The Fair Pint campaign has welcomed the Campaign for Real Ale’s supercomplaint which highlights how restricted and distorted competition in the market and the operation of the ‘beer tie’ has inflated the price of beer to consumers and made it difficult for tied tenants to make a living from their pubs.
Fair Pint believes, however, that CAMRA are misguided in their view that removing ‘beer ties’ would damage the real ale market in the UK. The campaign believes that the only way in which the pub sector will be able to secure its long term future is by giving publicans the freedom to adapt to changing customer demands by through the total abolition of ‘ties’.
Steve Corbett a tied publican and founder member of Fair Pint said:
“The CAMRA supercomplaint highlights how the tie and the lack of transparency in the system used to set rents is being abused by pub owning companies. It also shows how the share of risk and reward between tied tenants and the companies who own their pubs is unbalanced in the landlords favour. This imbalance in the relationship between both non-brewing and brewing pub owning companies is raising the cost of beer for consumers and is leading to the failure of thousands of small businesses.
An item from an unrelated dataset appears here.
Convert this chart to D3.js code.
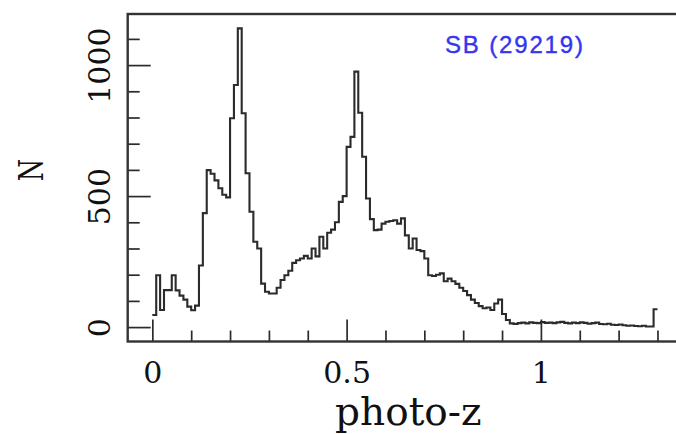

“As the CAMRA supercomplaint points out, Fair Pint research has shown that pub owning companies are charging their tied tenants over 70p a pint more than the same products are available to free of tie tenants. In combination with a system of setting rents which has led to many tied tenants paying higher rents than free of tie tenants this means that the majority are barely making a living from their pub
“CAMRA are right to point out that reform is urgently needed to rebalance the relationship between tenants and their landlord. Fair Pint believe that the most effective way of doing this would be through reforms which would sweep away anachronistic practices like the tie and ensure that the system of setting rents is fair and transparent.
“The only way in which the pub sector will secure its long-term future is if pubs have the freedom to adapt to changing consumer demands. CAMRA correctly point out that ties mean that most small brewers are unable to sell their products to tied pubs, we therefore find it confusing why the organisation believes that the removal of the tie would damage the real ale market in the UK.
“The continuation of the tie, even if limited to companies who own fewer than 500 pub will leave the door open to the continuation of anti-competitive practices in the sector.”